ただし、数学などは計算が必要になりますし、理科もきちんと理解をしていなければ解けるものではありません。また、受験者の中には、高卒認定試験の予備校等で学び対策をとってきた人たちも多くいます。とにかく、勉強をせずには合格できるような試験ではありません。独学で試験に挑む場合でも、過去問等で時間をかけてしっかり対策を取っておくことが重要です。
高卒認定試験に合格するとできること
高卒認定試験に合格すると、進学や就職の選択肢が広くなります。

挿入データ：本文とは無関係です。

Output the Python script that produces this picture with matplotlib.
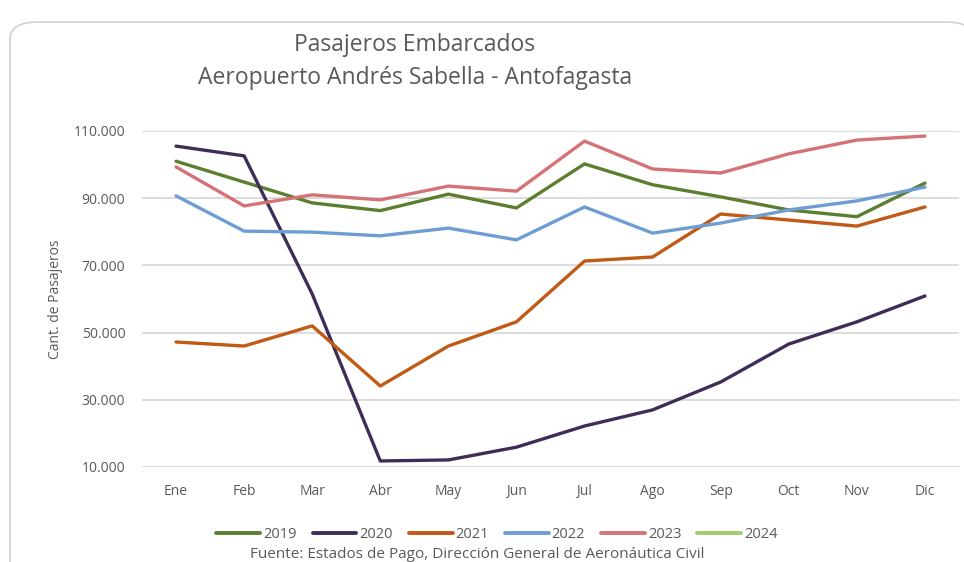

そのため、ただ「役に立ちそうだから」というあいまいな理由だけで受験するのではなく、「その後どうしたいのか」「どのように役立てたいのか」ということを考えたうえでチャレンジするようにしていきましょう。
進学について
大学進学をはじめとして、専門学校や短大などの受験資格を得ることができます。高校を卒業していなくても、卒業した人と同等の立場で受験することができるというのは大きな強みです。また、中卒の状態から進学を目指す方法としては最短の方法となります。
就職について
中卒対象の求人は、高卒以上の求人に比べると、どうしても全体数が少ないため探すのが大変です。見つかったとしても、正社員でなかったり、正社員であっても労働条件が良くない場合が多い傾向にあります。それが、高卒認定試験に合格することで、中卒対象ではなく高卒以上の求人に応募できる場合も多くなります。
また、公務員試験で「高卒程度」のものに応募しても問題なく選考の対象としてもらえるようになるでしょう。(公務員試験は中卒でも受験資格そのものはありますが、中卒で合格するのはほぼ不可能と言っても過言ではありません)
資格取得について
高卒でないと受験することができない資格も受けられるようになります。実務経験等で学歴をカバーできる場合もありますが、実際に多くの資格が「高卒以上」でないと普通に受験することはできません。
また、国家資格の取得を目標とした専門学校への進学にも、ほとんどの場合が高卒であることが必要となってきます。
自分がなりたい資格を取得していくことにも高卒認定試験は大変役立つことになります。
高卒認定試験とは?受験資格や受験科目・合格点や難易度についてのまとめ
高卒認定試験の基本的なことについて紹介してきました。
簡単にまとめると、
- 文部科学省が行っている国家試験
- 高卒と同レベルの学力があると認定される
- 受験資格は中卒以上
- 必修科目の8科目以上に合格する必要がある
- 科目合格が可能なので一度に合格しなくてもいい
- 進学や就職、資格取得の選択肢が大きく広がる
と以上のようになります。
勉強すれば決して難しい試験ではないものの、しっかり勉強して対策をとっていく必要があります。学習が進めやすくておすすめなのは、高卒認定試験対策専門の「予備校」を利用することです。独学で学習を進めるのが苦手な人やプロの指導を受けて効率的に学習を進めていきたい方はぜひ利用することを考えてみて下さい。